Yes it does. I go to the page (ad), copy the URL, and youtube-dl.
More critically, Youtube relies on network effects and people using it. Part of the reason we share family videos, educational content, and other things is so it's, well, shared. For me, the reasons to use Youtube-dl are:
1) People in bandwidth-constrained settings. If I post my videos, and colleagues in some countries can't watch them, I'm going elsewhere.
2) Remixing. If I can't make collages of family videos, I'm going elsewhere.
Youtube can serve masters like me, where it's an effective platform for sharing videos I want people to watch, and where the goal is dissemination. It can serve masters like the RIAA and the MPAA, where the goal is monetization and control. It will have a hard time serving both.
I suspect if it tries, people like me will go to someone who caters to us. A YouYesYouNoNotTheRIAAYesYOUTube. If we do, I think there will be enough of a network to start to syphon people off, and eventually, cat videos and Aunt Alice will be on YYYNNTRYYT.com, while corporate video will be on DRMed Youtube.
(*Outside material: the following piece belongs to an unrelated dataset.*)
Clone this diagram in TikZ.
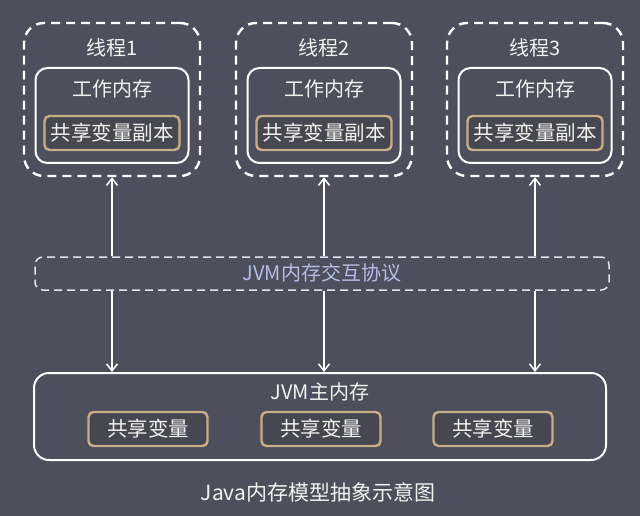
\documentclass[tikz,border=0pt]{standalone}
\usepackage{fontspec}
\setmainfont{Noto Sans CJK SC}
\usetikzlibrary{arrows.meta}
\definecolor{bgc}{HTML}{4D4F5C}
\definecolor{tanc}{HTML}{C9AD86}
\definecolor{boxfill}{HTML}{464751}
\definecolor{txtc}{HTML}{F2F2F2}
\definecolor{protoline}{HTML}{E2E4F4}
\definecolor{prototxt}{HTML}{B4BDE6}
\tikzset{
  threadbox/.style={draw=white, line width=2.4pt, dash pattern=on 9pt off 6pt, rounded corners=20pt, minimum width=176pt, minimum height=153pt, inner sep=0pt},
  workbox/.style={draw=white, line width=2pt, rounded corners=12pt, minimum width=153pt, minimum height=95pt, inner sep=0pt},
  varbox/.style={draw=tanc, fill=boxfill, line width=2.4pt, rounded corners=5pt, minimum height=34pt, inner sep=0pt, text=txtc, font=\fontsize{20.5}{24}\selectfont},
  protobox/.style={draw=protoline, line width=1.5pt, dash pattern=on 8pt off 5pt, rounded corners=8pt, minimum width=574pt, minimum height=33pt, inner sep=0pt},
  mainbox/.style={draw=white, line width=2pt, rounded corners=15pt, minimum width=572pt, minimum height=87pt, inner sep=0pt},
  lbl/.style={text=txtc, font=\fontsize{20}{24}\selectfont, inner sep=0pt},
  arr/.style={draw=white, line width=1.5pt, -{Straight Barb[length=7pt,width=11pt,line width=1.5pt]}}
}
\begin{document}
\begin{tikzpicture}[x=1pt,y=-1pt]
\fill[bgc] (0,0) rectangle (640,516);
\useasboundingbox (0,0) rectangle (640,516);
% threads
\foreach \i/\x in {1/112,2/324,3/535}{
  \node[threadbox] (t\i) at (\x,99.5) {};
  \node[lbl] (tl\i) at (\x,48) {线程\i};
  \node[workbox] (w\i) at (\x,115.5) {};
  \node[lbl] (wl\i) at (\x,89) {工作内存};
  \node[varbox, minimum width=135pt] (c\i) at (\x,133) {共享变量副本};
}
% protocol
\node[protobox] (p) at (322,273.5) {};
\node[text=prototxt, font=\fontsize{20}{24}\selectfont, inner sep=0pt] (pl) at (322,273) {JVM内存交互协议};
% main memory
\node[mainbox] (m) at (320,416.5) {};
\node[lbl] (ml) at (320,392) {JVM主内存};
\node[varbox, minimum width=119pt] (v1) at (148,429) {共享变量};
\node[varbox, minimum width=119pt] (v2) at (321,429) {共享变量};
\node[varbox, minimum width=119pt] (v3) at (493,429) {共享变量};
% arrows
\foreach \i in {1,2,3}{
  \draw[arr] (t\i.south |- p.north) -- (t\i.south);
  \draw[arr] (t\i.south |- p.south) -- (t\i.south |- m.north);
}
% caption
\node[text=txtc, font=\fontsize{21}{25}\selectfont, inner sep=0pt] (cap) at (318,492) {Java内存模型抽象示意图};
\end{tikzpicture}
\end{document}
Perhaps more importantly, the number of people using youtube-dl because it allows you to watch videos without ads almost certainly pales in comparison to the number of people just using adblockers. Youtube-dl makes you wait.
Downloaded videos often get remixed into other videos that generate ad revenue. Commentary, reaction videos and compilations are substantial parts of youtube.
How many people downloaded Shake It Off with youtube-dl vs. the people who watched it from the official YouTube app or stock Google Chrome? youtube-dl does not nearly threaten their revenue in any tangible way.
Yes, but is there any indication that they work against youtube-dl in some specific way? Adversarial actions like changing youtube to render youtube-dl non-functional?
A downloaded video doesn't generate ad revenue.